DATASET RECORDS:
----

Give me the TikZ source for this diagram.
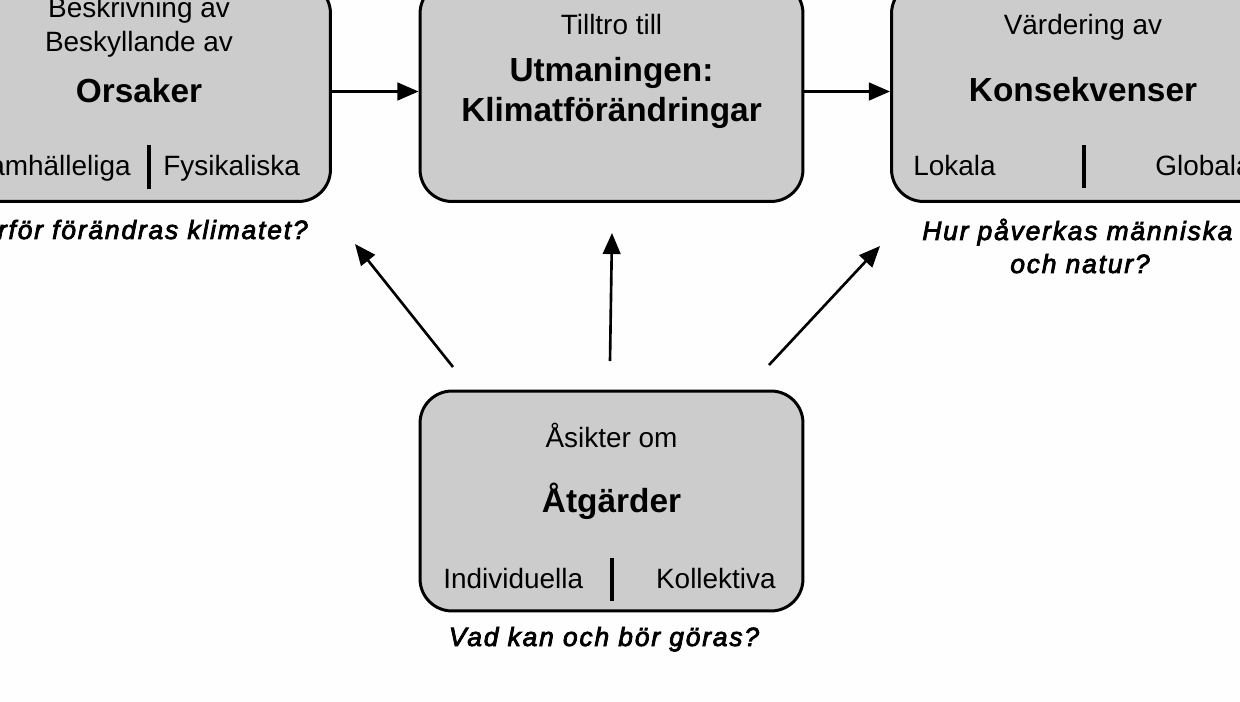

----

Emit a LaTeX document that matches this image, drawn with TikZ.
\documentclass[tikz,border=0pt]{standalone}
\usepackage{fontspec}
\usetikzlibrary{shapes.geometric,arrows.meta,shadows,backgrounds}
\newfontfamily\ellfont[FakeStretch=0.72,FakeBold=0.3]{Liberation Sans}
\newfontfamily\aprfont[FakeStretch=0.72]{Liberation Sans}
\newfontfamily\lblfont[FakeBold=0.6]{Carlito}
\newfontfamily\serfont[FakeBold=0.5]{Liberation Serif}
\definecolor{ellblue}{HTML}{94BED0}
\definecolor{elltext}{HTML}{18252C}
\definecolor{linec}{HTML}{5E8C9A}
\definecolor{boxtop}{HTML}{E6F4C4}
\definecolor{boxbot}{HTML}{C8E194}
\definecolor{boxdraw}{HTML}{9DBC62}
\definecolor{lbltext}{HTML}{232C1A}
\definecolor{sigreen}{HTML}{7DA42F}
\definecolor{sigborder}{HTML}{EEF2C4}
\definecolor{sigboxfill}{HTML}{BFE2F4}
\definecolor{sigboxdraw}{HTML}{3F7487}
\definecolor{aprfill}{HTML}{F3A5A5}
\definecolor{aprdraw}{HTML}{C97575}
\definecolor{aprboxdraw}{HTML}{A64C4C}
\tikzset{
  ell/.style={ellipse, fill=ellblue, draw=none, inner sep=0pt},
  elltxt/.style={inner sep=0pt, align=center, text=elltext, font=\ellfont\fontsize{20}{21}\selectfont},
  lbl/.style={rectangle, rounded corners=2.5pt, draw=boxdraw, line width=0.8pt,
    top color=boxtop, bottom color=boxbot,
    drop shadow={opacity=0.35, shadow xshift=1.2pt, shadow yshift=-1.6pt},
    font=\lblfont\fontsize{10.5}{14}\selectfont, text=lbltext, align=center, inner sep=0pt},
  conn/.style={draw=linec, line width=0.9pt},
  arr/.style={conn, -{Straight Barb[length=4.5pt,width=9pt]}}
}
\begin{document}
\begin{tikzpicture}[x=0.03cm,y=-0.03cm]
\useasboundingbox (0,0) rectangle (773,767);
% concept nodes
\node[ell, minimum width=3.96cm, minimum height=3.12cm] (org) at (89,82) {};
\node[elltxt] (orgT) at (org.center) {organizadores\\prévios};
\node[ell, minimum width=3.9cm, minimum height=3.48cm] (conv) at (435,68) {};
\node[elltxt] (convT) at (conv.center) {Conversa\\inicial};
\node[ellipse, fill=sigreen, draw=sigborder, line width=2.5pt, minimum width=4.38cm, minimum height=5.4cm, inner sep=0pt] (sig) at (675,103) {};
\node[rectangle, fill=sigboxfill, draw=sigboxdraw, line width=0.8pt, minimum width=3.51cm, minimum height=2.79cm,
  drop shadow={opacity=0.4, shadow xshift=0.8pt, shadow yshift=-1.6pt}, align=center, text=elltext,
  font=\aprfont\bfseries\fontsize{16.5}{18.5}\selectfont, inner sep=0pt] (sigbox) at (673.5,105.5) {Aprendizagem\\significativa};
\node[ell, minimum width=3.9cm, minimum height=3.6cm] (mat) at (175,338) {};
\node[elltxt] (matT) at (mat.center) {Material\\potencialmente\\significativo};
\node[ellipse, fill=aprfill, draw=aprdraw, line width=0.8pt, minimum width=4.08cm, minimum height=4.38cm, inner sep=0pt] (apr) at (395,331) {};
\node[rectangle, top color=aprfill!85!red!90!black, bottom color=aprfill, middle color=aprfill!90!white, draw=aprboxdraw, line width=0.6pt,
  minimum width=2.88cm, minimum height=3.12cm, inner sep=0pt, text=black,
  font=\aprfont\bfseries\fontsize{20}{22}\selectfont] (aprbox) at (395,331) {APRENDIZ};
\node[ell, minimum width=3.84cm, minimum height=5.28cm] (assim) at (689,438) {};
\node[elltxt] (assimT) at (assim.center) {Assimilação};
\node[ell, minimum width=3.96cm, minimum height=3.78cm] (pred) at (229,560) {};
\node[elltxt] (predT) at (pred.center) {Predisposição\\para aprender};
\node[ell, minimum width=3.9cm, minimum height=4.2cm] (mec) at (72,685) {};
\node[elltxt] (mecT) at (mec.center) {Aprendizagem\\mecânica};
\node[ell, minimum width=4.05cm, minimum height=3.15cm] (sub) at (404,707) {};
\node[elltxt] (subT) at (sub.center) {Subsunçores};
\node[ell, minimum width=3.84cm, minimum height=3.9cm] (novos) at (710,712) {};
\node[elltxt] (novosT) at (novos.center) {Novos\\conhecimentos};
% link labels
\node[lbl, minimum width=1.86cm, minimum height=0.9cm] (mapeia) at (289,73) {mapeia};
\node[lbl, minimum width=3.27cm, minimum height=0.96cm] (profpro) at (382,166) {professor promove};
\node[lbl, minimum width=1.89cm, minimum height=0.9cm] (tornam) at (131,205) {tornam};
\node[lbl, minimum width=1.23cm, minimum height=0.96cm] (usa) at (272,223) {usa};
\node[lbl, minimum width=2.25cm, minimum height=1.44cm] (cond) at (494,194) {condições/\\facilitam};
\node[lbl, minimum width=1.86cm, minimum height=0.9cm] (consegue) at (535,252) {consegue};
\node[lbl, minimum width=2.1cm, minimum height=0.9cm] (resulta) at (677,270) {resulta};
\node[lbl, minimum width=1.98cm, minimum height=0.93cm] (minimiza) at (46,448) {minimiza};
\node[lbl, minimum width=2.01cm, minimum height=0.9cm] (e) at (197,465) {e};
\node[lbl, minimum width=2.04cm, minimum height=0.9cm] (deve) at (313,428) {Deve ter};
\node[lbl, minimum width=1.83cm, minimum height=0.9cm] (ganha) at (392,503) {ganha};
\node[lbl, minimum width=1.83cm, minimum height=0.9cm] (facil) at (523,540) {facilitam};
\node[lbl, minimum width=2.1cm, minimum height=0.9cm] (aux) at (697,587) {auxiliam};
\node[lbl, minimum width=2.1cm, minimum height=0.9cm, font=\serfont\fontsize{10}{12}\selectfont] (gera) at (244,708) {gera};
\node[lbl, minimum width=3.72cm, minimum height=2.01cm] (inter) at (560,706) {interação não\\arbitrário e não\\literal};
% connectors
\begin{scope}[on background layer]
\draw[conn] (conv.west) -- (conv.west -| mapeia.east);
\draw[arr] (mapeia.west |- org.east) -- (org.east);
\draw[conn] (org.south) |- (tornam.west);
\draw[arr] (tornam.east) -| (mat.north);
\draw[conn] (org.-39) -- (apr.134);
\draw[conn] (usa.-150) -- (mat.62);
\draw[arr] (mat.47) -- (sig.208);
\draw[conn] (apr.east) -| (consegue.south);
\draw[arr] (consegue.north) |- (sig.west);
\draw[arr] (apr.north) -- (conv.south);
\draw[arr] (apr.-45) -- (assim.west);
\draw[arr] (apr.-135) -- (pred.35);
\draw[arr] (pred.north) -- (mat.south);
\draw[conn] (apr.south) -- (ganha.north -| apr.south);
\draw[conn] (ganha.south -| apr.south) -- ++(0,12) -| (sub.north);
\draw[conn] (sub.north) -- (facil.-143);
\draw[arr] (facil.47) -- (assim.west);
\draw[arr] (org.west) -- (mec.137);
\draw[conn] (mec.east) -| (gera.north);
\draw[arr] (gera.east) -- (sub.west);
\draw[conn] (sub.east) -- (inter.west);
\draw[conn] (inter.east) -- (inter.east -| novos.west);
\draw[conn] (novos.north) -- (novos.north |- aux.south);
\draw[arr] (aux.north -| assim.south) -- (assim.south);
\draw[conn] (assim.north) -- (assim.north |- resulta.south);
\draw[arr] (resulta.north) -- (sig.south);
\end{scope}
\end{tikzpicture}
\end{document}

----

REQUIREMENT: Exactly how many lines of the listing above contain the string "this"? Give no more than the number.

REPLY: 2